In a very secular culture, the job of catechising people will be challenging, but contrary to what some journalists and politicians probably believe, the right to life is rarely spoken of by priests at Mass and that is a terrible failure. It is possible to talk about the right to life of the unborn in a non-judgemental, pastoral way.
The year just gone is also one in which we heard a great deal about feminism, and the feminist cause was closely linked to the cause of abortion. Indeed, a certain type of feminism sees motherhood in general as an impediment to the advance of women in society.
A true feminism should support women in all the legitimate choices they make, but the type of feminism on offer from policy-makers judges that women are only achieving equality with men when they achieve the same economic and work outcomes as men. That is, work in the same jobs at the same levels and for the same hours.
This is regardless of whether or not women in general want to strike a different work-life balance, and would rather devote more hours to the domestic world than to their careers compared with men.
Maybe what men have – often working very long hours in unrewarding jobs – is something not worth striving for?
In any case, if the world of work is the measure of success, and if motherhood is regarded as an impediment to this, then abortion must be made widely available, and if the baby is born, then the child should be placed in State-subsidised day-care for long hours each day.
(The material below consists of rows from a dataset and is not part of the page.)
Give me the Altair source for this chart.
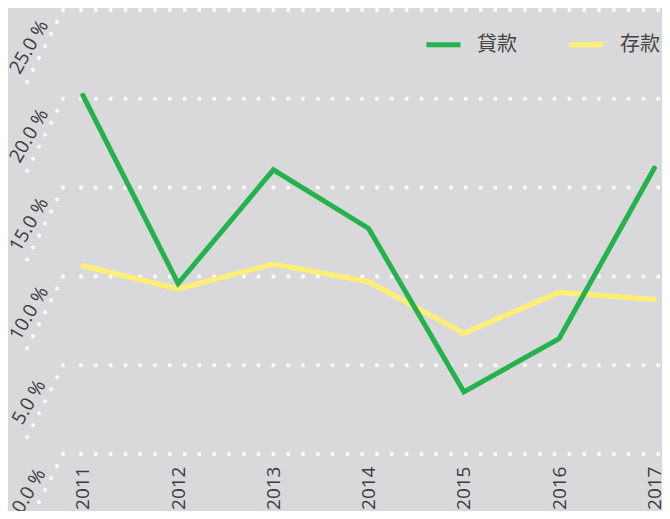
import altair as alt
import pandas as pd

years = [2011, 2012, 2013, 2014, 2015, 2016, 2017]
loans = [20.2, 9.6, 16.0, 12.7, 3.5, 6.5, 16.1]      # 貸款
deposits = [10.6, 9.3, 10.7, 9.7, 6.8, 9.1, 8.7]     # 存款
series_names = ["貸款", "存款"]
series_colors = ["#23b24b", "#fff073"]
y_ticks = [0, 5, 10, 15, 20, 25]
y_labels = ["0.0 %", "5.0 %", "10.0 %", "15.0 %", "20.0 %", "25.0 %"]

W, H = 602, 444
BG = "#d9d9db"
TXT = "#3c3c3c"

df = pd.DataFrame(
    [{"year": y, "value": v, "series": "貸款"} for y, v in zip(years, loans)]
    + [{"year": y, "value": v, "series": "存款"} for y, v in zip(years, deposits)]
)
ticks_df = pd.DataFrame({"v": y_ticks, "label": y_labels})

xscale = alt.Scale(domain=[2010.76, 2017.08], nice=False, zero=False)
yscale = alt.Scale(domain=[0, 25], nice=False, zero=True)

grid = alt.Chart(ticks_df).mark_rule(
    color="white", strokeWidth=4, strokeCap="round", strokeDash=[0, 14.8]
).encode(
    x=alt.value(21), x2=alt.value(W),
    y=alt.Y("v:Q", scale=yscale, axis=None),
)

diag = alt.Chart(ticks_df).mark_rule(
    color="white", strokeWidth=4, strokeCap="round", strokeDash=[0, 13.4], y2Offset=72
).encode(
    x=alt.value(3), x2=alt.value(-33),
    y=alt.Y("v:Q", scale=yscale, axis=None),
    y2="v:Q",
)

ylab = alt.Chart(ticks_df).mark_text(
    angle=300, align="center", baseline="middle", font="Open Sans",
    fontSize=19, color=TXT, yOffset=37
).encode(
    x=alt.value(-31),
    y=alt.Y("v:Q", scale=yscale, axis=None),
    text="label:N",
)

xaxis = alt.Axis(
    values=years, format="d", labelAngle=270, labelAlign="right",
    labelBaseline="middle", labelPadding=12, labelFont="Open Sans",
    labelFontSize=19, labelColor=TXT, domain=False, ticks=False, grid=False,
    title=None,
)

color = alt.Color(
    "series:N",
    scale=alt.Scale(domain=series_names, range=series_colors),
    legend=alt.Legend(
        orient="none", legendX=364, legendY=15, direction="horizontal",
        title=None, symbolType="stroke", symbolSize=1156, symbolStrokeWidth=5,
        labelFont="Noto Sans CJK TC", labelFontSize=20, labelColor="#444444",
        labelOffset=14, columnPadding=42, padding=0,
    ),
)

def line(name):
    return alt.Chart(df).transform_filter(
        alt.datum.series == name
    ).mark_line(strokeWidth=5, strokeCap="round").encode(
        x=alt.X("year:Q", scale=xscale, axis=xaxis),
        y=alt.Y("value:Q", scale=yscale, axis=None),
        color=color,
    )

chart = alt.layer(grid, diag, ylab, line("存款"), line("貸款")).properties(
    width=W, height=H,
    padding={"left": 52, "top": 2, "right": 0, "bottom": 57},
    autosize=alt.AutoSizeParams(type="none"),
    background=BG,
).configure_view(stroke=None)

chart.save("out.html", embed_options={"renderer": "svg", "actions": False})
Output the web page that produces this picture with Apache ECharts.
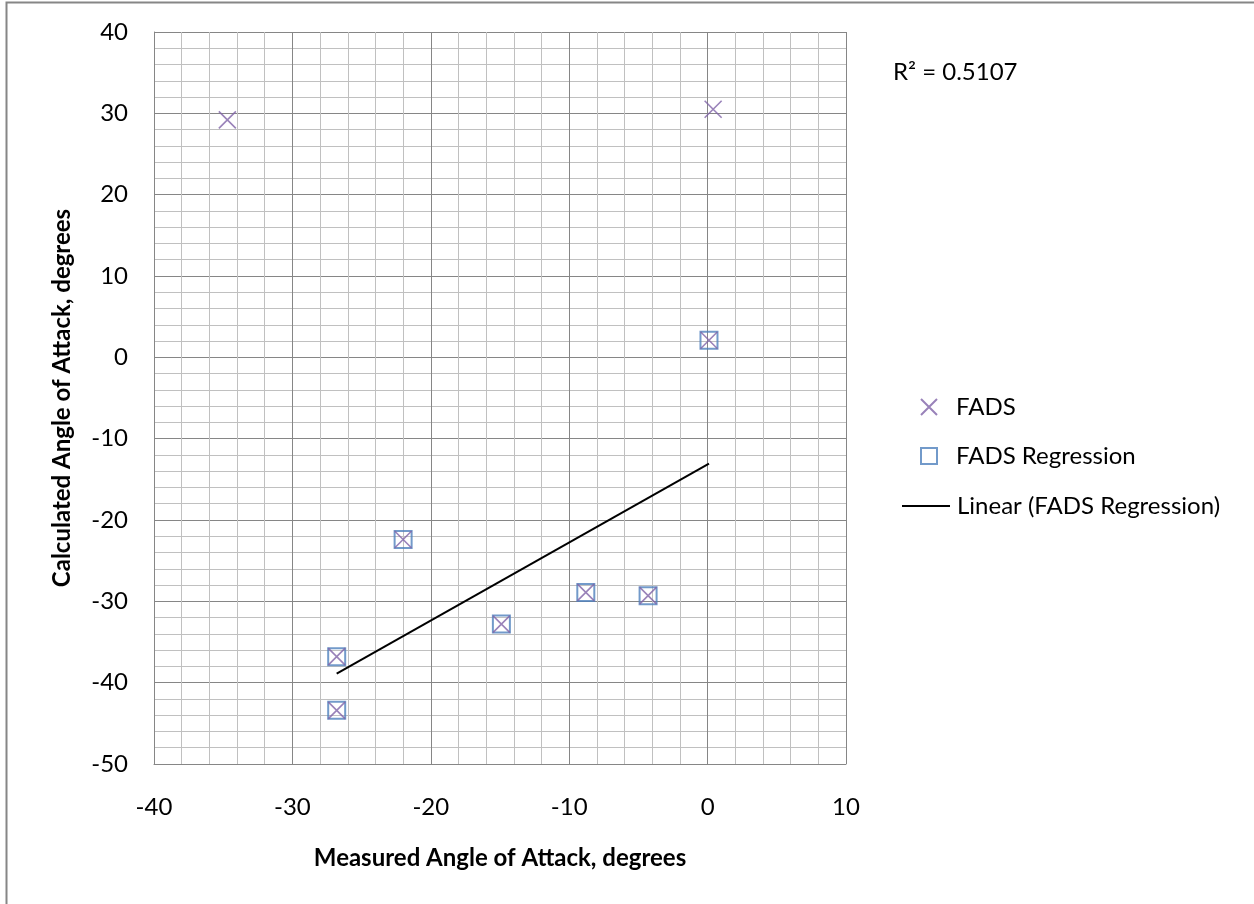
<!DOCTYPE html>
<html>
<head>
<meta charset="utf-8">
<script src="https://cdn.jsdelivr.net/npm/echarts@6/dist/echarts.min.js"></script>
<style>html,body{margin:0;padding:0;background:#fff;}#c{width:1254px;height:904px;}</style>
</head>
<body>
<div id="c"></div>
<script>
// Data
const fadsX = [-34.7, 0.4, 0.1, -22.0, -26.8, -26.8, -14.9, -8.8, -4.3];
const fadsY = [29.2, 30.5, 2.1, -22.4, -36.8, -43.4, -32.8, -28.9, -29.3];
const regX = [0.1, -22.0, -26.8, -26.8, -14.9, -8.8, -4.3];
const regY = [2.1, -22.4, -36.8, -43.4, -32.8, -28.9, -29.3];
const rSquaredLabel = 'R² = 0.5107';
const xTitle = 'Measured Angle of Attack, degrees';
const yTitle = 'Calculated Angle of Attack, degrees';

// Linear trendline (least squares) over the regression series
function fit(xs, ys) {
  const n = xs.length;
  const mx = xs.reduce((a, b) => a + b, 0) / n;
  const my = ys.reduce((a, b) => a + b, 0) / n;
  let sxy = 0, sxx = 0;
  for (let i = 0; i < n; i++) { sxy += (xs[i] - mx) * (ys[i] - my); sxx += (xs[i] - mx) ** 2; }
  const b = sxy / sxx, a = my - b * mx;
  const x0 = Math.min(...xs), x1 = Math.max(...xs);
  return [[x0, a + b * x0], [x1, a + b * x1]];
}
const trend = fit(regX, regY);

const FONT = 'Lato, "Open Sans", sans-serif';
const FS = 24;
const chart = echarts.init(document.getElementById('c'));
const crossPath = 'path://M0,0L10,10M10,0L0,10';

chart.setOption({
  animation: false,
  backgroundColor: '#fff',
  textStyle: { fontFamily: FONT },
  grid: { left: 154, top: 32, right: 408, bottom: 140, show: false },
  xAxis: {
    type: 'value', min: -40, max: 10, interval: 10,
    name: xTitle, nameLocation: 'middle', nameGap: 82,
    nameTextStyle: { fontFamily: FONT, fontSize: FS, fontWeight: 'bold', color: '#000' },
    axisLine: { show: true, onZero: false, lineStyle: { color: '#868686', width: 1 } },
    axisTick: { show: false },
    axisLabel: { fontFamily: FONT, fontSize: FS, color: '#000', margin: 31 },
    splitLine: { show: true, lineStyle: { color: '#868686', width: 1 } },
    minorTick: { show: false, splitNumber: 5 },
    minorSplitLine: { show: true, lineStyle: { color: '#c0c0c0', width: 1 } }
  },
  yAxis: {
    type: 'value', min: -50, max: 40, interval: 10,
    name: yTitle, nameLocation: 'middle', nameGap: 80, nameRotate: 90,
    nameTextStyle: { fontFamily: FONT, fontSize: FS, fontWeight: 'bold', color: '#000' },
    axisLine: { show: true, onZero: false, lineStyle: { color: '#868686', width: 1 } },
    axisTick: { show: false },
    axisLabel: { fontFamily: FONT, fontSize: FS, color: '#000', margin: 26 },
    splitLine: { show: true, lineStyle: { color: '#868686', width: 1 } },
    minorTick: { show: false, splitNumber: 5 },
    minorSplitLine: { show: true, lineStyle: { color: '#c0c0c0', width: 1 } }
  },
  legend: [
    { left: 920, top: 395, padding: 0, itemWidth: 16, itemHeight: 16, data: ['FADS'],
      textStyle: { fontFamily: FONT, fontSize: FS, color: '#000', padding: [0, 0, 0, 14] } },
    { left: 920, top: 444, padding: 0, itemWidth: 16, itemHeight: 16, data: ['FADS Regression'],
      textStyle: { fontFamily: FONT, fontSize: FS, color: '#000', padding: [0, 0, 0, 14] } },
    { left: 902, top: 494, padding: 0, itemWidth: 48, itemHeight: 2,
      data: [{ name: 'Linear (FADS Regression)', icon: 'rect' }],
      textStyle: { fontFamily: FONT, fontSize: FS, color: '#000', padding: [0, 0, 0, 2] } }
  ],
  graphic: [
    { type: 'rect', shape: { x: 6.5, y: 2.5, width: 1300, height: 1000 },
      style: { fill: 'none', stroke: '#868686', lineWidth: 2 }, silent: true },
    { type: 'text', left: 893, top: 60,
      style: { text: rSquaredLabel, font: FS + 'px ' + FONT, fill: '#000' } }
  ],
  series: [
    {
      name: 'FADS Regression', type: 'scatter',
      data: regX.map((x, i) => [x, regY[i]]),
      symbol: 'rect', symbolSize: 17,
      itemStyle: { color: 'rgba(0,0,0,0)', borderColor: '#4f81bd', borderWidth: 2 },
      z: 2
    },
    {
      name: 'FADS', type: 'scatter',
      data: fadsX.map((x, i) => [x, fadsY[i]]),
      symbol: crossPath, symbolSize: 17,
      itemStyle: { color: 'rgba(0,0,0,0)', borderColor: '#7f63a8', borderWidth: 1.6 },
      z: 3
    },
    {
      name: 'Linear (FADS Regression)', type: 'line',
      data: trend, showSymbol: false, symbol: 'none',
      lineStyle: { color: '#000', width: 2 },
      itemStyle: { color: '#000' },
      z: 4
    }
  ]
});
</script>
</body>
</html>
Apparently, this is what liberation looks like.
The Church (and by this, I mean the wider Church, especially women), needs to present Irish society with a better, more balanced, more rounded vision of what human flourishing means for both women and men, a vision that properly respects the home and family life.
We have also seen the Constitution’s provision on women in the home debated in 2018. This provision does not say a woman’s place is in the home, but does say no woman should be forced to work outside the home because of economic necessity. It has been condemned as ‘misogynistic’ even though the broad aim of the policy was very widely supported in the Western world in general at that time.
The aim of the policy was to protect the world of home from the world of work, especially given that a century ago it was not uncommon for mothers, fathers and children to work for long hours outside the home to stave off extreme poverty.
Another divorce referendum was also proposed in 2018, to take place next May, the Government’s favourite month for referenda that has included attacking the right to life and redefining marriage. This one will be aimed at making it easier to divorce, which further reduces the legal status of marriage. No doubt the campaign for a more permissive divorce law will be driven by hard case personal stories once again.
Finally, 2018 was dominated by Brexit, which may or may not now be in the balance. But as important as Brexit is, it does not attack the most fundamental of rights in the way the May referendum did. The right to life itself was not and is not at stake and therefore Brexit is less morally significant as an issue. Without doubt, the stripping away of protection from the unborn child was the stand-out event of 2018.